> [Given material]:
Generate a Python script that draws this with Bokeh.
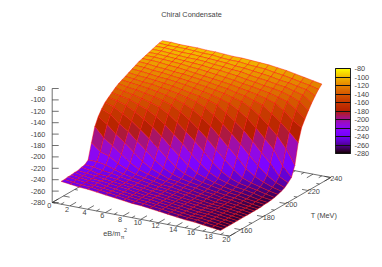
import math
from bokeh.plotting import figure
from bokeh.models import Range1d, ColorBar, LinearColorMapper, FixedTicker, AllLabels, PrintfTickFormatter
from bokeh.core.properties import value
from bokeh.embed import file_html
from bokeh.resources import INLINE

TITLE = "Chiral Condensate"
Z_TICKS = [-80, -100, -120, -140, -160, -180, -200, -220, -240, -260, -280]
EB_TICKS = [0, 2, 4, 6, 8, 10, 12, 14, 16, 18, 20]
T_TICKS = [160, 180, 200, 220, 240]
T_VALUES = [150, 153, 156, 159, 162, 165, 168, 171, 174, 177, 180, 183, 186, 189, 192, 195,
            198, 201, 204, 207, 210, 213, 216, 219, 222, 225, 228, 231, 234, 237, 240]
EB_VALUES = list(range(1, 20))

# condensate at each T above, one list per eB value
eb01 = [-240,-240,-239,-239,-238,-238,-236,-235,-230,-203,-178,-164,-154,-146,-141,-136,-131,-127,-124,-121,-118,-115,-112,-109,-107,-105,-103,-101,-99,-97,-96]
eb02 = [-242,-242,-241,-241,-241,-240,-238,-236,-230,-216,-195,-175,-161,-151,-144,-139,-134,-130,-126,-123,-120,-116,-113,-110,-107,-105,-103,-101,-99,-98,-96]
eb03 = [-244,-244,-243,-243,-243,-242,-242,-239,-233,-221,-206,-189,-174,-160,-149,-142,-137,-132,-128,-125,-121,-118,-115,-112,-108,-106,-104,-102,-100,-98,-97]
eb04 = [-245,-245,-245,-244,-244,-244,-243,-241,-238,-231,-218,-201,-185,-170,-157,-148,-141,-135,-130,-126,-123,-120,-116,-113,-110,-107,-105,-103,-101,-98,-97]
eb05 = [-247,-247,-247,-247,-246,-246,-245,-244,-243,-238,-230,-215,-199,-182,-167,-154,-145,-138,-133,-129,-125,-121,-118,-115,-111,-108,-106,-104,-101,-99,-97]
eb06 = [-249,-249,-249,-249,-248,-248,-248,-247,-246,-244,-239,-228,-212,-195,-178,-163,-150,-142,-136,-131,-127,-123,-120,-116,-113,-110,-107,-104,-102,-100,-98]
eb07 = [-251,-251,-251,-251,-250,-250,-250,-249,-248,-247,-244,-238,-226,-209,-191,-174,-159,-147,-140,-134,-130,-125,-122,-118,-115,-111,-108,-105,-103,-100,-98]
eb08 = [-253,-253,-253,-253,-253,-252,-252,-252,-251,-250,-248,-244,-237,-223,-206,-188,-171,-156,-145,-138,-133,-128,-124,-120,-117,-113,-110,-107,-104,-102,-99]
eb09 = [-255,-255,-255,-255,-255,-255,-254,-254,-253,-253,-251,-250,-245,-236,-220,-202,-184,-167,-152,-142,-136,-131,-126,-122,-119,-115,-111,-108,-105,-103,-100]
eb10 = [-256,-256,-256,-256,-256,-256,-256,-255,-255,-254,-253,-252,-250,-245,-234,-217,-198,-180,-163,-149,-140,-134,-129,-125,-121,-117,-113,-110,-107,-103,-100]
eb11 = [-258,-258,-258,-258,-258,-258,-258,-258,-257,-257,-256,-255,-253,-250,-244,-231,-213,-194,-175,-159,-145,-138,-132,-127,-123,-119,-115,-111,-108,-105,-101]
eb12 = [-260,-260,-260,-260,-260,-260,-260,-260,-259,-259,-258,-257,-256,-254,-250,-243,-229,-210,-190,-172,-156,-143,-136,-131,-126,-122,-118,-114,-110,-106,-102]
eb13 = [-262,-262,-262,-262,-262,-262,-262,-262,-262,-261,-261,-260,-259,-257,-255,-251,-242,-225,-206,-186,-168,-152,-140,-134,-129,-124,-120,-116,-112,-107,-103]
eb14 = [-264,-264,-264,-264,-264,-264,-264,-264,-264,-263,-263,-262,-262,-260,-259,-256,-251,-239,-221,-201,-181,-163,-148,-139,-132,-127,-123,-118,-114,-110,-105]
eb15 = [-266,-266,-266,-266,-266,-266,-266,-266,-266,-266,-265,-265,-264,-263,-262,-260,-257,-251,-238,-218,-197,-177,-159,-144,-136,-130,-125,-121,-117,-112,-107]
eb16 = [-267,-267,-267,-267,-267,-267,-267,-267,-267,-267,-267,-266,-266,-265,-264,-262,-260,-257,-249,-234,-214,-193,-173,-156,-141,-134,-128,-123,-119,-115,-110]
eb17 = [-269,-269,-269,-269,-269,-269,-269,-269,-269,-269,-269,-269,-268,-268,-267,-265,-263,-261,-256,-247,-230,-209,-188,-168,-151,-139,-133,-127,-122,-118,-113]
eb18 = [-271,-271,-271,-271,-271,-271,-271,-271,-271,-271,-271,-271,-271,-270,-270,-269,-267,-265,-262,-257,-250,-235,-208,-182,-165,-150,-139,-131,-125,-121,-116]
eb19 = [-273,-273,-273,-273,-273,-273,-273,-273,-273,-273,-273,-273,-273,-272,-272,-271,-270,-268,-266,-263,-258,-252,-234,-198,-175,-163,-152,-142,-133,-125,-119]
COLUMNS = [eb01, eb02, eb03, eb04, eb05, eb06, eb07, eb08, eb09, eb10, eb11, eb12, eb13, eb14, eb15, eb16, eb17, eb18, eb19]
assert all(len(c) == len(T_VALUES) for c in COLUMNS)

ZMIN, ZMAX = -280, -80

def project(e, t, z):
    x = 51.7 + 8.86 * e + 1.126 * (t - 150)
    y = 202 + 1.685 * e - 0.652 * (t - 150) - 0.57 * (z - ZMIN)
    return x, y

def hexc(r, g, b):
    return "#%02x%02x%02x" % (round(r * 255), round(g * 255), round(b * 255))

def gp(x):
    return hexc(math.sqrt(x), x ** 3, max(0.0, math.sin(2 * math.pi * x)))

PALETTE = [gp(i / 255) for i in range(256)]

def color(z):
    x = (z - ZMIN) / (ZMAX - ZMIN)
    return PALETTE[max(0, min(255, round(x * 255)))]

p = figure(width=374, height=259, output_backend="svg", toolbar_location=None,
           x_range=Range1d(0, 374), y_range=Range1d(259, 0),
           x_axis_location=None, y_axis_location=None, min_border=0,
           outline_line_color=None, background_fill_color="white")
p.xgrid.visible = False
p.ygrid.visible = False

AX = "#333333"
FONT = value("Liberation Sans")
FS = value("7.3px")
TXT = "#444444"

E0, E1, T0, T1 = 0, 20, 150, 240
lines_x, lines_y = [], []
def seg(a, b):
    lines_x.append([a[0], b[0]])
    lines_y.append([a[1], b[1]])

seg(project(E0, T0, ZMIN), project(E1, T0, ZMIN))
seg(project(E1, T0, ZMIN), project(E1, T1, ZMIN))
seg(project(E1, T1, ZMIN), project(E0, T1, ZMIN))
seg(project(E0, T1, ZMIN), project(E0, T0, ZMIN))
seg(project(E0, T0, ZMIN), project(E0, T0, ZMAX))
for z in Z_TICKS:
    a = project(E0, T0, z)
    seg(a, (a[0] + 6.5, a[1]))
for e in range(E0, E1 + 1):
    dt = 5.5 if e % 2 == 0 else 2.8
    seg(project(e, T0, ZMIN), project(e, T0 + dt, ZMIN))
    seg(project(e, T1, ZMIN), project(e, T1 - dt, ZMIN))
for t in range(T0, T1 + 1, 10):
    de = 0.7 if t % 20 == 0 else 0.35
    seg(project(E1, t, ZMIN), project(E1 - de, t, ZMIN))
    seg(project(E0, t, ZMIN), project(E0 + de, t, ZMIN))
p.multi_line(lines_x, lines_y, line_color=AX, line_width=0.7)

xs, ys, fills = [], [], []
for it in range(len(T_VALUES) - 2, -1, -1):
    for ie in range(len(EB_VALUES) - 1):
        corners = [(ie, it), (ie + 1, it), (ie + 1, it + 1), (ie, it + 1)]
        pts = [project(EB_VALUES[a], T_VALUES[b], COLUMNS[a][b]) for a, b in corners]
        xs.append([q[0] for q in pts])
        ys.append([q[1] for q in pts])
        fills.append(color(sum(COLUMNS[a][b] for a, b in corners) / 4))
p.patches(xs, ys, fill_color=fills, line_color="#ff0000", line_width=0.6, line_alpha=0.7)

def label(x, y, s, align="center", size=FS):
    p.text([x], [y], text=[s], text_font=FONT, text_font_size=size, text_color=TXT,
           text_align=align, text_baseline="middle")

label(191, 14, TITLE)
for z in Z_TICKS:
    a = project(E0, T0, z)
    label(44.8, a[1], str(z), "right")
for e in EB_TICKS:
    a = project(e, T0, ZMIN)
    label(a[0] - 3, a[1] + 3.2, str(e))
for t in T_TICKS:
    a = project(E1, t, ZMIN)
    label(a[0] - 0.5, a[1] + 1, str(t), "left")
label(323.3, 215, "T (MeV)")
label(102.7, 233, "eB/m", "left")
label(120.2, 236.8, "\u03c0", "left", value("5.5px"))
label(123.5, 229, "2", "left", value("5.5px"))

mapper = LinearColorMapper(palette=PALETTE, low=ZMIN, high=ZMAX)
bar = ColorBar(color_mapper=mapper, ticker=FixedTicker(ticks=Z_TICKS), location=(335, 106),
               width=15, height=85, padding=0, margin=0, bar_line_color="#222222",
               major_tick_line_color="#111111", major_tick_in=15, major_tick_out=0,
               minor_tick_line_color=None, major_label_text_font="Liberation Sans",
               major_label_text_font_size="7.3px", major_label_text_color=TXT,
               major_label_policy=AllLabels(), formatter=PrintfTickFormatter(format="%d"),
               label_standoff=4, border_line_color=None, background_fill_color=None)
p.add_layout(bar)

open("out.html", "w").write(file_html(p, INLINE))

> [Task]:
Skip every picture and return the lines above from the top through the one that contains "EB_VALUES = list(range(1, 20))".

> [Complete output]:
Generate a Python script that draws this with Bokeh.
import math
from bokeh.plotting import figure
from bokeh.models import Range1d, ColorBar, LinearColorMapper, FixedTicker, AllLabels, PrintfTickFormatter
from bokeh.core.properties import value
from bokeh.embed import file_html
from bokeh.resources import INLINE

TITLE = "Chiral Condensate"
Z_TICKS = [-80, -100, -120, -140, -160, -180, -200, -220, -240, -260, -280]
EB_TICKS = [0, 2, 4, 6, 8, 10, 12, 14, 16, 18, 20]
T_TICKS = [160, 180, 200, 220, 240]
T_VALUES = [150, 153, 156, 159, 162, 165, 168, 171, 174, 177, 180, 183, 186, 189, 192, 195,
            198, 201, 204, 207, 210, 213, 216, 219, 222, 225, 228, 231, 234, 237, 240]
EB_VALUES = list(range(1, 20))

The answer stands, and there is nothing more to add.